"Rzeczpospolita": szpiedzy u posłów
Biura kilku posłów odwiedziły nieuprawnione osoby domagające się dostępu do komputerów - donosi "Rzeczpospolita". Kancelaria sejmu wydała specjalny komunikat, w którym poinformowała, że "nie zlecała żadnych prac związanych z testowaniem łączy w biurach poselskich". Czy była to próba inwigilacji polityków?
18.06.2014 | aktual.: 18.06.2014 09:03
Kilkanaście dni temu w co najmniej trzech biurach poselskich pojawiły się osoby, które przedstawiły się, jako informatycy i zażądali dostępu do sprzętu. Politycy obawiają się, że ktoś mógł próbować wykraść informacje z dysków ich komputerów.

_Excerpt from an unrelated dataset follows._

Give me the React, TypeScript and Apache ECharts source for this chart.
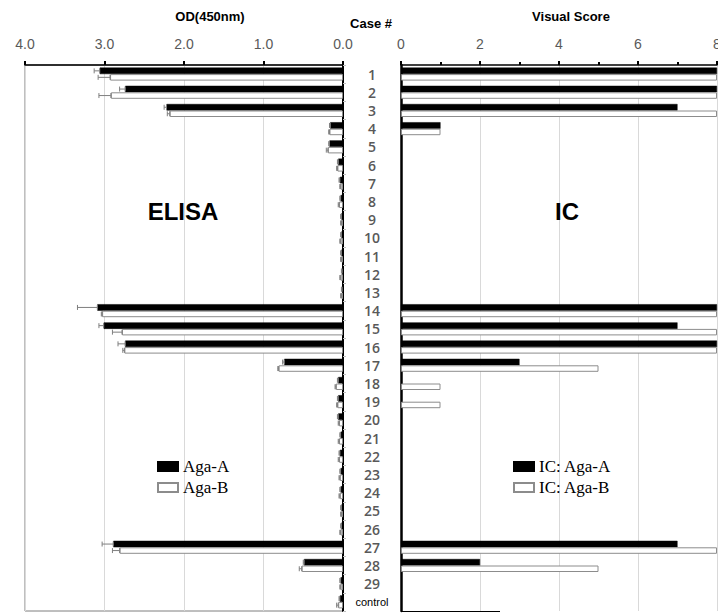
import React, { useEffect, useRef } from "react";
import * as echarts from "echarts";

// Case labels, top to bottom
const cases = [
  "1", "2", "3", "4", "5", "6", "7", "8", "9", "10",
  "11", "12", "13", "14", "15", "16", "17", "18", "19", "20",
  "21", "22", "23", "24", "25", "26", "27", "28", "29", "control",
];

// ELISA optical density at 450 nm
const odA = [
  3.06, 2.74, 2.22, 0.16, 0.17, 0.06, 0.04, 0.03, 0.02, 0.02,
  0.02, 0.01, 0.01, 3.09, 3.01, 2.74, 0.74, 0.06, 0.06, 0.06,
  0.03, 0.04, 0.03, 0.03, 0.02, 0.02, 2.89, 0.49, 0.03, 0.04,
];
const odB = [
  2.93, 2.92, 2.18, 0.17, 0.19, 0.07, 0.03, 0.05, 0.02, 0.03,
  0.02, 0.03, 0.02, 3.03, 2.78, 2.75, 0.81, 0.09, 0.07, 0.05,
  0.05, 0.05, 0.04, 0.04, 0.02, 0.03, 2.81, 0.52, 0.03, 0.06,
];
// Standard deviations
const errA = [
  0.07, 0.07, 0.03, 0.01, 0.01, 0.01, 0.01, 0.01, 0.01, 0.01,
  0.01, 0.01, 0.01, 0.25, 0.06, 0.09, 0.02, 0.01, 0.01, 0.01,
  0.01, 0.01, 0.01, 0.01, 0.01, 0.01, 0.14, 0.01, 0.01, 0.01,
];
const errB = [
  0.15, 0.15, 0.03, 0.01, 0.02, 0.01, 0.01, 0.01, 0.01, 0.01,
  0.01, 0.01, 0.01, 0.01, 0.12, 0.02, 0.01, 0.01, 0.01, 0.01,
  0.01, 0.01, 0.01, 0.01, 0.01, 0.01, 0.09, 0.03, 0.01, 0.02,
];

// Immunochromatography visual scores
const icA = [
  8, 8, 7, 1, 0, 0, 0, 0, 0, 0,
  0, 0, 0, 8, 7, 8, 3, 0, 0, 0,
  0, 0, 0, 0, 0, 0, 7, 2, 0, 0,
];
const icB = [
  8, 8, 8, 1, 0, 0, 0, 0, 0, 0,
  0, 0, 0, 8, 8, 8, 5, 1, 1, 0,
  0, 0, 0, 0, 0, 0, 8, 5, 0, 0,
];

const odTicks = [0, 1, 2, 3, 4];

const BAR_W = 6.5;
const GREY = "#595959";
const TICK_FONT = "'Liberation Sans Narrow', 'Liberation Sans', Arial, sans-serif";

// a score of 0 draws no bar at all
const noZero = (arr: number[]) => arr.map((v) => (v === 0 ? "-" : v));

function errorBar(offset: number) {
  return (params: any, api: any) => {
    const v = api.value(0);
    const idx = api.value(1);
    const e = api.value(2);
    const p0 = api.coord([v, idx]);
    const p1 = api.coord([v + e, idx]);
    const y = p0[1] + offset;
    const cap = 2.5;
    const style = { stroke: "#7f7f7f", lineWidth: 1 };
    return {
      type: "group",
      children: [
        { type: "line", shape: { x1: p0[0], y1: y, x2: p1[0], y2: y }, style },
        { type: "line", shape: { x1: p0[0], y1: y - cap, x2: p0[0], y2: y + cap }, style },
        { type: "line", shape: { x1: p1[0], y1: y - cap, x2: p1[0], y2: y + cap }, style },
      ],
    };
  };
}

export default function App() {
  const ref = useRef<HTMLDivElement>(null);

  useEffect(() => {
    if (!ref.current) return;
    const chart = echarts.init(ref.current, null, { renderer: "svg" });

    const legendText = {
      fontFamily: "'Liberation Serif', 'Times New Roman', serif",
      fontSize: 17,
      color: "#000",
    };

    const option: any = {
      animation: false,
      backgroundColor: "#ffffff",
      title: [
        { text: "OD(450nm)", left: 205, top: 5, textAlign: "center",
          textStyle: { fontFamily: "'Liberation Sans', Arial", fontSize: 13, fontWeight: "bold", color: "#000" } },
        { text: "Case #", left: 366, top: 12, textAlign: "center",
          textStyle: { fontFamily: "'Liberation Sans', Arial", fontSize: 13, fontWeight: "bold", color: "#000" } },
        { text: "Visual Score", left: 566, top: 5, textAlign: "center",
          textStyle: { fontFamily: "'Liberation Sans', Arial", fontSize: 13, fontWeight: "bold", color: "#000" } },
        { text: "ELISA", left: 178, top: 194, textAlign: "center",
          textStyle: { fontFamily: "'Liberation Sans', Arial", fontSize: 24, fontWeight: "bold", color: "#000" } },
        { text: "IC", left: 562, top: 194, textAlign: "center",
          textStyle: { fontFamily: "'Liberation Sans', Arial", fontSize: 24, fontWeight: "bold", color: "#000" } },
      ],
      legend: [
        {
          data: ["Aga-A", "Aga-B"], orient: "vertical", left: 152, top: 453,
          icon: "rect", itemWidth: 20, itemHeight: 9, itemGap: 4,
          textStyle: legendText,
        },
        {
          data: ["IC: Aga-A", "IC: Aga-B"], orient: "vertical", left: 508, top: 453,
          icon: "rect", itemWidth: 20, itemHeight: 9, itemGap: 4,
          textStyle: legendText,
        },
      ],
      grid: [
        { left: 25, right: 375, top: 65, bottom: 2, outerBoundsMode: "none", containLabel: false,
          show: true, borderColor: "#7f7f7f", borderWidth: 1 },
        { left: 401, right: 1, top: 65, bottom: 2, outerBoundsMode: "none", containLabel: false },
      ],
      xAxis: [
        {
          gridIndex: 0, type: "value", position: "top", inverse: true,
          min: 0, max: 4, interval: 1,
          axisLine: { show: true, lineStyle: { color: "#000", width: 1.5 } },
          axisTick: { show: true, length: 4, lineStyle: { color: "#000", width: 2 } },
          axisLabel: { margin: 14, fontFamily: TICK_FONT, fontSize: 14, color: GREY,
            formatter: (v: number) => (odTicks.includes(v) ? v.toFixed(1) : "") },
          splitLine: { show: true, lineStyle: { color: "#d9d9d9", width: 1 } },
        },
        {
          gridIndex: 1, type: "value", position: "top",
          min: 0, max: 8, interval: 2,
          axisLine: { show: true, lineStyle: { color: "#000", width: 1.5 } },
          axisTick: { show: true, length: 4, lineStyle: { color: "#000", width: 2 } },
          minorTick: { show: true, splitNumber: 2, length: 3, lineStyle: { color: "#000", width: 2 } },
          axisLabel: { margin: 14, fontFamily: TICK_FONT, fontSize: 14, color: GREY },
          splitLine: { show: true, lineStyle: { color: "#d9d9d9", width: 1 } },
        },
      ],
      yAxis: [
        {
          gridIndex: 0, type: "category", data: cases, inverse: true, position: "right",
          axisLine: { show: true, lineStyle: { color: "#000", width: 2 } },
          axisTick: { show: true, length: 3, inside: false, lineStyle: { color: "#bfbfbf" } },
          axisLabel: {
            margin: 29, align: "center",
            formatter: (v: string) => (v === "control" ? "{c|" + v + "}" : v),
            fontFamily: "'Open Sans', 'Noto Sans', sans-serif", fontSize: 14, fontWeight: 600, color: GREY,
            rich: { c: { fontFamily: "'Liberation Sans', Arial", fontSize: 11, fontWeight: "normal", color: "#000" } },
          },
        },
        {
          gridIndex: 1, type: "category", data: cases, inverse: true, position: "left",
          axisLine: { show: true, lineStyle: { color: "#000", width: 2.5 } },
          axisTick: { show: false },
          axisLabel: { show: false },
        },
      ],
      series: [
        {
          name: "Aga-A", type: "bar", xAxisIndex: 0, yAxisIndex: 0, data: odA,
          barWidth: BAR_W, barGap: "0%",
          itemStyle: { color: "#000", borderColor: "#000", borderWidth: 0.5 },
        },
        {
          name: "Aga-B", type: "bar", xAxisIndex: 0, yAxisIndex: 0, data: odB,
          barWidth: BAR_W, barGap: "0%",
          itemStyle: { color: "#fff", borderColor: "#8c8c8c", borderWidth: 1 },
        },
        {
          name: "errA", type: "custom", xAxisIndex: 0, yAxisIndex: 0, z: 5,
          renderItem: errorBar(-BAR_W / 2),
          encode: { x: 0, y: 1 },
          data: odA.map((v, i) => [v, i, errA[i]]),
        },
        {
          name: "errB", type: "custom", xAxisIndex: 0, yAxisIndex: 0, z: 5,
          renderItem: errorBar(BAR_W / 2),
          encode: { x: 0, y: 1 },
          data: odB.map((v, i) => [v, i, errB[i]]),
        },
        {
          name: "IC: Aga-A", type: "bar", xAxisIndex: 1, yAxisIndex: 1, data: noZero(icA),
          barWidth: BAR_W, barGap: "0%",
          itemStyle: { color: "#000", borderColor: "#000", borderWidth: 0.5 },
        },
        {
          name: "IC: Aga-B", type: "bar", xAxisIndex: 1, yAxisIndex: 1, data: noZero(icB),
          barWidth: BAR_W, barGap: "0%",
          itemStyle: { color: "#fff", borderColor: "#8c8c8c", borderWidth: 1 },
        },
      ],
      graphic: [
        { type: "line", shape: { x1: 401, y1: 611.5, x2: 500, y2: 611.5 }, style: { stroke: "#000", lineWidth: 1 } },
      ],
    };

    chart.setOption(option);
    return () => chart.dispose();
  }, []);

  return (
    <div
      ref={ref}
      style={{ position: "fixed", left: 0, top: 0, width: 718, height: 613, background: "#fff" }}
    />
  );
}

Z ustaleń "Rzeczpospolitej" wynika, że tajemnicze odwiedziny mogą mieć związek z przetargiem toczącym się w sejmie. Chodzi o ofertę na obsługę informatyczną biur poselskich na następne cztery lata. Dziennik zauważa, że przed ostatnim przetargiem kancelaria sejmu także ostrzegała parlamentarzystów przed osobami, które pojawiają się w biurach, by "testować łącza telefoniczne".